→ GIVEN INFORMATION:
——————
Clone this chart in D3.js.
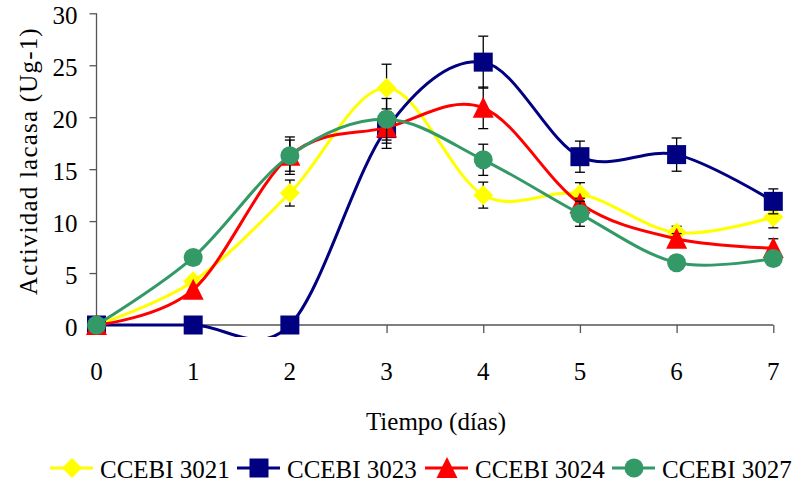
<!DOCTYPE html>
<html>
<head>
<meta charset="utf-8">
<script src="https://cdn.jsdelivr.net/npm/d3@7"></script>
<style>
  body { margin: 0; background: #fff; }
  svg text { font-family: "Liberation Serif", "Times New Roman", "DejaVu Serif", serif; }
</style>
</head>
<body>
<div class="container"></div>
<script>
const days = [0, 1, 2, 3, 4, 5, 6, 7];
const yTicks = [0, 5, 10, 15, 20, 25, 30];

const cc3021 = [0, 4.2, 12.7, 22.8, 12.5, 12.6, 8.9, 10.4];
const err3021 = [0, 0, 1.25, 2.3, 1.25, 1.1, 0.6, 1.05];
const cc3023 = [0, 0, 0, 18.9, 25.3, 16.2, 16.4, 11.9];
const err3023 = [0, 0, 0, 1.9, 2.5, 1.5, 1.6, 1.2];
const cc3024 = [0, 3.4, 16.3, 19.0, 20.9, 11.7, 8.3, 7.4];
const err3024 = [0, 0, 1.8, 1.5, 2.0, 0.5, 0.5, 0.9];
const cc3027 = [0, 6.5, 16.3, 19.8, 15.9, 10.7, 6.0, 6.4];
const err3027 = [0, 0, 1.5, 2.0, 1.5, 1.2, 0.4, 0.4];

const seriesNames = ['CCEBI 3021', 'CCEBI 3023', 'CCEBI 3024', 'CCEBI 3027'];
const seriesColors = ['#ffff00', '#000080', '#ff0000', '#339966'];
const seriesSymbols = ['diamond', 'square', 'triangle', 'circle'];

const series = [
  { values: cc3021, errors: err3021 },
  { values: cc3023, errors: err3023 },
  { values: cc3024, errors: err3024 },
  { values: cc3027, errors: err3027 }
].map((s, i) => ({ ...s, name: seriesNames[i], color: seriesColors[i], symbol: seriesSymbols[i] }));

const width = 801;
const height = 487;
const plotLeft = 96.5;
const plotRight = 773.3;
const plotTop = 13.3;
const plotBottom = 325;
const serif = '"Liberation Serif", "Times New Roman", "DejaVu Serif", serif';

const svg = d3.select('.container').append('svg').attr('width', width).attr('height', height);

const xScale = d3.scaleLinear().domain([0, 7]).range([plotLeft, plotRight]);
const yScale = d3.scaleLinear().domain([0, 30]).range([plotBottom, plotTop]);

const drawMarker = (g, symbol, color, cx, cy) => {
  if (symbol === 'diamond') {
    g.append('path').attr('d', `M${cx},${cy - 10}L${cx + 10},${cy}L${cx},${cy + 10}L${cx - 10},${cy}Z`).attr('fill', color);
  } else if (symbol === 'square') {
    g.append('rect').attr('x', cx - 9.5).attr('y', cy - 9.5).attr('width', 19).attr('height', 19).attr('fill', color);
  } else if (symbol === 'triangle') {
    g.append('path').attr('d', `M${cx},${cy - 11}L${cx + 10.5},${cy + 10}L${cx - 10.5},${cy + 10}Z`).attr('fill', color);
  } else {
    g.append('circle').attr('cx', cx).attr('cy', cy).attr('r', 9.5).attr('fill', color);
  }
};

// axes
const leftAxis = d3.axisLeft(yScale).tickValues(yTicks).tickSize(7).tickPadding(12);
const leftAxisGroup = svg.append('g').attr('class', 'left-axis').attr('transform', `translate(${plotLeft},0)`);
leftAxis(leftAxisGroup);

const bottomAxis = d3.axisBottom(xScale).tickValues(days.slice(1)).tickSize(8).tickFormat(() => '');
const bottomAxisGroup = svg.append('g').attr('class', 'bottom-axis').attr('transform', `translate(0,${plotBottom})`);
bottomAxis(bottomAxisGroup);

svg.selectAll('.domain').attr('stroke', '#555').attr('stroke-width', 1.3);
svg.selectAll('.tick line').attr('stroke', '#555').attr('stroke-width', 1.3);
leftAxisGroup.select('.domain').attr('d', `M-0,${plotTop}V${plotBottom}`);
bottomAxisGroup.select('.domain').attr('d', `M${plotLeft},0H${plotRight}`);
leftAxisGroup.attr('font-family', serif).attr('font-size', 25);
leftAxisGroup.selectAll('.tick text').attr('fill', '#000').attr('dy', '0.42em');

svg
  .append('g')
  .attr('class', 'x-labels')
  .selectAll('text')
  .data(days)
  .enter()
  .append('text')
  .attr('x', d => xScale(d))
  .attr('y', 380)
  .attr('text-anchor', 'middle')
  .attr('font-family', serif)
  .attr('font-size', 25)
  .text(d => d);

// clip
svg
  .append('clipPath')
  .attr('id', 'plot-clip')
  .append('rect')
  .attr('x', plotLeft)
  .attr('y', 0)
  .attr('width', plotRight - plotLeft + 20)
  .attr('height', 337);

const line = d3
  .line()
  .x((d, i) => xScale(days[i]))
  .y(d => yScale(d))
  .curve(d3.curveCardinal.tension(0));

const seriesGroup = svg.append('g').attr('class', 'series');

series.forEach(s => {
  const g = seriesGroup.append('g');
  g.append('path')
    .attr('d', line(s.values))
    .attr('fill', 'none')
    .attr('stroke', s.color)
    .attr('stroke-width', 3)
    .attr('clip-path', 'url(#plot-clip)');

  // error bars
  s.values.forEach((v, i) => {
    const e = s.errors[i];
    if (!e) return;
    const x = xScale(days[i]);
    const y0 = yScale(v - e);
    const y1 = yScale(v + e);
    g.append('line').attr('x1', x).attr('x2', x).attr('y1', y0).attr('y2', y1).attr('stroke', '#000').attr('stroke-width', 1.3);
    g.append('line').attr('x1', x - 5).attr('x2', x + 5).attr('y1', y0).attr('y2', y0).attr('stroke', '#000').attr('stroke-width', 1.3);
    g.append('line').attr('x1', x - 5).attr('x2', x + 5).attr('y1', y1).attr('y2', y1).attr('stroke', '#000').attr('stroke-width', 1.3);
  });

  s.values.forEach((v, i) => drawMarker(g, s.symbol, s.color, xScale(days[i]), yScale(v)));
});

// axis titles
svg
  .append('text')
  .text('Tiempo (días)')
  .attr('x', 436)
  .attr('y', 430)
  .attr('text-anchor', 'middle')
  .attr('font-family', serif)
  .attr('font-size', 25);

svg
  .append('text')
  .text('Actividad lacasa (Ug-1)')
  .attr('transform', 'translate(37,161) rotate(-90)')
  .attr('text-anchor', 'middle')
  .attr('font-family', serif)
  .attr('font-size', 25)
  .attr('letter-spacing', 1.2);

// legend
const legendX = [50, 237, 425, 612];
const legend = svg.append('g').attr('class', 'legend');
series.forEach((s, i) => {
  const g = legend.append('g');
  const x0 = legendX[i];
  g.append('line').attr('x1', x0).attr('x2', x0 + 43).attr('y1', 468).attr('y2', 468).attr('stroke', s.color).attr('stroke-width', 3);
  drawMarker(g, s.symbol, s.color, x0 + 22, 468);
  g.append('text').text(s.name).attr('x', x0 + 50).attr('y', 478).attr('font-family', serif).attr('font-size', 25);
});
</script>
</body>
</html>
——————
→ INSTRUCTION: Write out again exactly the lines from the start of the data above through the line containing "seriesColors[i], symbol: seriesSymbols[i]", inclusive, excluding any pictures.

→ THE RESPONSE:
Clone this chart in D3.js.
<!DOCTYPE html>
<html>
<head>
<meta charset="utf-8">
<script src="https://cdn.jsdelivr.net/npm/d3@7"></script>
<style>
  body { margin: 0; background: #fff; }
  svg text { font-family: "Liberation Serif", "Times New Roman", "DejaVu Serif", serif; }
</style>
</head>
<body>
<div class="container"></div>
<script>
const days = [0, 1, 2, 3, 4, 5, 6, 7];
const yTicks = [0, 5, 10, 15, 20, 25, 30];

const cc3021 = [0, 4.2, 12.7, 22.8, 12.5, 12.6, 8.9, 10.4];
const err3021 = [0, 0, 1.25, 2.3, 1.25, 1.1, 0.6, 1.05];
const cc3023 = [0, 0, 0, 18.9, 25.3, 16.2, 16.4, 11.9];
const err3023 = [0, 0, 0, 1.9, 2.5, 1.5, 1.6, 1.2];
const cc3024 = [0, 3.4, 16.3, 19.0, 20.9, 11.7, 8.3, 7.4];
const err3024 = [0, 0, 1.8, 1.5, 2.0, 0.5, 0.5, 0.9];
const cc3027 = [0, 6.5, 16.3, 19.8, 15.9, 10.7, 6.0, 6.4];
const err3027 = [0, 0, 1.5, 2.0, 1.5, 1.2, 0.4, 0.4];

const seriesNames = ['CCEBI 3021', 'CCEBI 3023', 'CCEBI 3024', 'CCEBI 3027'];
const seriesColors = ['#ffff00', '#000080', '#ff0000', '#339966'];
const seriesSymbols = ['diamond', 'square', 'triangle', 'circle'];

const series = [
  { values: cc3021, errors: err3021 },
  { values: cc3023, errors: err3023 },
  { values: cc3024, errors: err3024 },
  { values: cc3027, errors: err3027 }
].map((s, i) => ({ ...s, name: seriesNames[i], color: seriesColors[i], symbol: seriesSymbols[i] }));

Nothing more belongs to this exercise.